> **Task brief**: Leave out any pictures and transcribe all other data below exactly.

> **Data extract**:

--- start ---

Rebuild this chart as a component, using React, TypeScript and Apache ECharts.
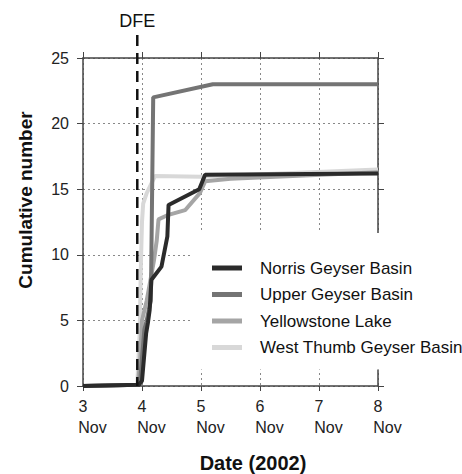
import React, { useEffect, useRef } from "react";
import * as echarts from "echarts";

const FONT = '"Liberation Sans", Arial, Helvetica, sans-serif';

const seriesNames = [
  "Norris Geyser Basin",
  "Upper Geyser Basin",
  "Yellowstone Lake",
  "West Thumb Geyser Basin",
];
const seriesColors = ["#2b2b2b", "#747474", "#a5a5a5", "#d8d8d8"];

const norris: number[][] = [
  [3, 0], [3.95, 0.1], [4.0, 0.4], [4.07, 4.0], [4.1, 4.8], [4.13, 5.8],
  [4.16, 8.1], [4.33, 9.1], [4.43, 11.4], [4.45, 13.8], [4.97, 15.0],
  [5.07, 16.1], [8, 16.2],
];
const upper: number[][] = [
  [3, 0], [3.93, 0.1], [3.97, 0.5], [4.04, 4.3], [4.08, 5.0], [4.12, 5.9],
  [4.15, 6.5], [4.19, 22.0], [5.2, 23.0], [8, 23.0],
];
const yellowstone: number[][] = [
  [3, 0], [3.93, 0.1], [3.97, 2.0], [4.0, 5.0], [4.08, 6.5], [4.14, 8.0],
  [4.2, 9.5], [4.25, 11.1], [4.28, 12.7], [4.42, 13.0], [4.73, 13.4],
  [4.98, 14.7], [5.07, 15.6], [5.5, 15.8], [8, 16.3],
];
const westThumb: number[][] = [
  [3, 0], [3.92, 0.1], [3.96, 4.0], [3.98, 9.0], [4.0, 12.5], [4.02, 13.9],
  [4.08, 14.7], [4.22, 16.0], [5.0, 15.95], [8, 16.5],
];

const xMin = 3, xMax = 8, xInterval = 1;
const yMin = 0, yMax = 25, yInterval = 5;
const monthLabel = "Nov";
const dfeDay = 3.92;
const dfeLabel = "DFE";
const xTitle = "Date (2002)";
const yTitle = "Cumulative number";

export default function App() {
  const ref = useRef<HTMLDivElement>(null);
  useEffect(() => {
    if (!ref.current) return;
    const chart = echarts.init(ref.current, null, { renderer: "svg" });
    const axisLine = { show: true, onZero: false, lineStyle: { color: "#444", width: 1.5 } };
    const gridLine = { show: true, lineStyle: { color: "#888", width: 1, type: [2, 3] as any } };
    const data = [norris, upper, yellowstone, westThumb];
    const drawOrder = [3, 2, 1, 0];
    chart.setOption({
      animation: false,
      backgroundColor: "#fff",
      textStyle: { fontFamily: FONT },
      grid: { left: 83, right: 84, top: 58, bottom: 88 },
      xAxis: [
        {
          type: "value", min: xMin, max: xMax, interval: xInterval, position: "bottom",
          axisLine, axisTick: { show: true, length: 5, lineStyle: { color: "#444" } },
          splitLine: gridLine,
          axisLabel: {
            margin: 10, align: "center", color: "#222",
            formatter: (v: number) => `{d|${v}}\n{n|${monthLabel}}`,
            rich: {
              d: { fontSize: 16, lineHeight: 21, align: "center", color: "#222", fontFamily: FONT },
              n: { fontSize: 16, lineHeight: 21, align: "center", color: "#222", fontFamily: FONT, padding: [0, 0, 0, 19] },
            },
          },
        },
        {
          type: "value", min: xMin, max: xMax, interval: xInterval, position: "top",
          axisLine, axisTick: { show: true, length: 6, lineStyle: { color: "#444" } },
          axisLabel: { show: false }, splitLine: { show: false },
        },
      ],
      yAxis: [
        {
          type: "value", min: yMin, max: yMax, interval: yInterval, position: "left",
          axisLine, axisTick: { show: true, length: 6, lineStyle: { color: "#444" } },
          splitLine: gridLine,
          axisLabel: { margin: 14, fontSize: 16, color: "#222", fontFamily: FONT },
        },
        {
          type: "value", min: yMin, max: yMax, interval: yInterval, position: "right",
          axisLine, axisTick: { show: true, length: 6, lineStyle: { color: "#444" } },
          axisLabel: { show: false }, splitLine: { show: false },
        },
      ],
      legend: {
        orient: "vertical", left: 192, top: 233, backgroundColor: "#fff",
        padding: [25, 0, 12, 20], itemWidth: 30, itemHeight: 5, itemGap: 6.5,
        icon: "rect", selectedMode: false,
        textStyle: { fontSize: 17, lineHeight: 20, color: "#111", fontFamily: FONT, padding: [0, 0, 0, 13] },
        data: seriesNames,
      },
      series: drawOrder.map((i) => ({
        type: "line", name: seriesNames[i], data: data[i], showSymbol: false,
        color: seriesColors[i], lineStyle: { width: 4, color: seriesColors[i] },
        silent: true, clip: true,
      })),
    });
    const px = chart.convertToPixel({ xAxisIndex: 0 }, dfeDay) as number;
    const py0 = chart.convertToPixel({ yAxisIndex: 0 }, yMin) as number;
    chart.setOption({
      graphic: [
        {
          type: "line", z: 5, silent: true,
          shape: { x1: px, y1: 35, x2: px, y2: py0 },
          style: { stroke: "#111", lineWidth: 2.5, lineDash: [11, 7] },
        },
        {
          type: "text", x: px, y: 21,
          style: { text: dfeLabel, font: `18px ${FONT}`, fill: "#111", align: "center", verticalAlign: "middle" },
        },
        {
          type: "text", x: 25, y: 200, rotation: Math.PI / 2,
          style: { text: yTitle, font: `bold 19px ${FONT}`, fill: "#111", align: "center", verticalAlign: "middle" },
        },
        {
          type: "text", x: 253, y: 463,
          style: { text: xTitle, font: `bold 20px ${FONT}`, fill: "#111", align: "center", verticalAlign: "middle" },
        },
      ],
    });
    return () => chart.dispose();
  }, []);
  return <div ref={ref} style={{ width: 462, height: 474, position: "absolute", left: 0, top: 0 }} />;
}
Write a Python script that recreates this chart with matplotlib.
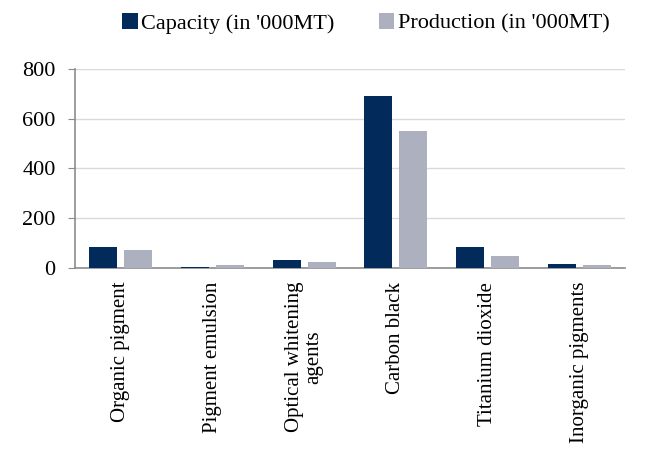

--- end ---

> **Result below**:
Rebuild this chart as a component, using React, TypeScript and Apache ECharts.
import React, { useEffect, useRef } from "react";
import * as echarts from "echarts";

const FONT = '"Liberation Sans", Arial, Helvetica, sans-serif';

const seriesNames = [
  "Norris Geyser Basin",
  "Upper Geyser Basin",
  "Yellowstone Lake",
  "West Thumb Geyser Basin",
];
const seriesColors = ["#2b2b2b", "#747474", "#a5a5a5", "#d8d8d8"];

const norris: number[][] = [
  [3, 0], [3.95, 0.1], [4.0, 0.4], [4.07, 4.0], [4.1, 4.8], [4.13, 5.8],
  [4.16, 8.1], [4.33, 9.1], [4.43, 11.4], [4.45, 13.8], [4.97, 15.0],
  [5.07, 16.1], [8, 16.2],
];
const upper: number[][] = [
  [3, 0], [3.93, 0.1], [3.97, 0.5], [4.04, 4.3], [4.08, 5.0], [4.12, 5.9],
  [4.15, 6.5], [4.19, 22.0], [5.2, 23.0], [8, 23.0],
];
const yellowstone: number[][] = [
  [3, 0], [3.93, 0.1], [3.97, 2.0], [4.0, 5.0], [4.08, 6.5], [4.14, 8.0],
  [4.2, 9.5], [4.25, 11.1], [4.28, 12.7], [4.42, 13.0], [4.73, 13.4],
  [4.98, 14.7], [5.07, 15.6], [5.5, 15.8], [8, 16.3],
];
const westThumb: number[][] = [
  [3, 0], [3.92, 0.1], [3.96, 4.0], [3.98, 9.0], [4.0, 12.5], [4.02, 13.9],
  [4.08, 14.7], [4.22, 16.0], [5.0, 15.95], [8, 16.5],
];

const xMin = 3, xMax = 8, xInterval = 1;
const yMin = 0, yMax = 25, yInterval = 5;
const monthLabel = "Nov";
const dfeDay = 3.92;
const dfeLabel = "DFE";
const xTitle = "Date (2002)";
const yTitle = "Cumulative number";

export default function App() {
  const ref = useRef<HTMLDivElement>(null);
  useEffect(() => {
    if (!ref.current) return;
    const chart = echarts.init(ref.current, null, { renderer: "svg" });
    const axisLine = { show: true, onZero: false, lineStyle: { color: "#444", width: 1.5 } };
    const gridLine = { show: true, lineStyle: { color: "#888", width: 1, type: [2, 3] as any } };
    const data = [norris, upper, yellowstone, westThumb];
    const drawOrder = [3, 2, 1, 0];
    chart.setOption({
      animation: false,
      backgroundColor: "#fff",
      textStyle: { fontFamily: FONT },
      grid: { left: 83, right: 84, top: 58, bottom: 88 },
      xAxis: [
        {
          type: "value", min: xMin, max: xMax, interval: xInterval, position: "bottom",
          axisLine, axisTick: { show: true, length: 5, lineStyle: { color: "#444" } },
          splitLine: gridLine,
          axisLabel: {
            margin: 10, align: "center", color: "#222",
            formatter: (v: number) => `{d|${v}}\n{n|${monthLabel}}`,
            rich: {
              d: { fontSize: 16, lineHeight: 21, align: "center", color: "#222", fontFamily: FONT },
              n: { fontSize: 16, lineHeight: 21, align: "center", color: "#222", fontFamily: FONT, padding: [0, 0, 0, 19] },
            },
          },
        },
        {
          type: "value", min: xMin, max: xMax, interval: xInterval, position: "top",
          axisLine, axisTick: { show: true, length: 6, lineStyle: { color: "#444" } },
          axisLabel: { show: false }, splitLine: { show: false },
        },
      ],
      yAxis: [
        {
          type: "value", min: yMin, max: yMax, interval: yInterval, position: "left",
          axisLine, axisTick: { show: true, length: 6, lineStyle: { color: "#444" } },
          splitLine: gridLine,
          axisLabel: { margin: 14, fontSize: 16, color: "#222", fontFamily: FONT },
        },
        {
          type: "value", min: yMin, max: yMax, interval: yInterval, position: "right",
          axisLine, axisTick: { show: true, length: 6, lineStyle: { color: "#444" } },
          axisLabel: { show: false }, splitLine: { show: false },
        },
      ],
      legend: {
        orient: "vertical", left: 192, top: 233, backgroundColor: "#fff",
        padding: [25, 0, 12, 20], itemWidth: 30, itemHeight: 5, itemGap: 6.5,
        icon: "rect", selectedMode: false,
        textStyle: { fontSize: 17, lineHeight: 20, color: "#111", fontFamily: FONT, padding: [0, 0, 0, 13] },
        data: seriesNames,
      },
      series: drawOrder.map((i) => ({
        type: "line", name: seriesNames[i], data: data[i], showSymbol: false,
        color: seriesColors[i], lineStyle: { width: 4, color: seriesColors[i] },
        silent: true, clip: true,
      })),
    });
    const px = chart.convertToPixel({ xAxisIndex: 0 }, dfeDay) as number;
    const py0 = chart.convertToPixel({ yAxisIndex: 0 }, yMin) as number;
    chart.setOption({
      graphic: [
        {
          type: "line", z: 5, silent: true,
          shape: { x1: px, y1: 35, x2: px, y2: py0 },
          style: { stroke: "#111", lineWidth: 2.5, lineDash: [11, 7] },
        },
        {
          type: "text", x: px, y: 21,
          style: { text: dfeLabel, font: `18px ${FONT}`, fill: "#111", align: "center", verticalAlign: "middle" },
        },
        {
          type: "text", x: 25, y: 200, rotation: Math.PI / 2,
          style: { text: yTitle, font: `bold 19px ${FONT}`, fill: "#111", align: "center", verticalAlign: "middle" },
        },
        {
          type: "text", x: 253, y: 463,
          style: { text: xTitle, font: `bold 20px ${FONT}`, fill: "#111", align: "center", verticalAlign: "middle" },
        },
      ],
    });
    return () => chart.dispose();
  }, []);
  return <div ref={ref} style={{ width: 462, height: 474, position: "absolute", left: 0, top: 0 }} />;
}
Write a Python script that recreates this chart with matplotlib.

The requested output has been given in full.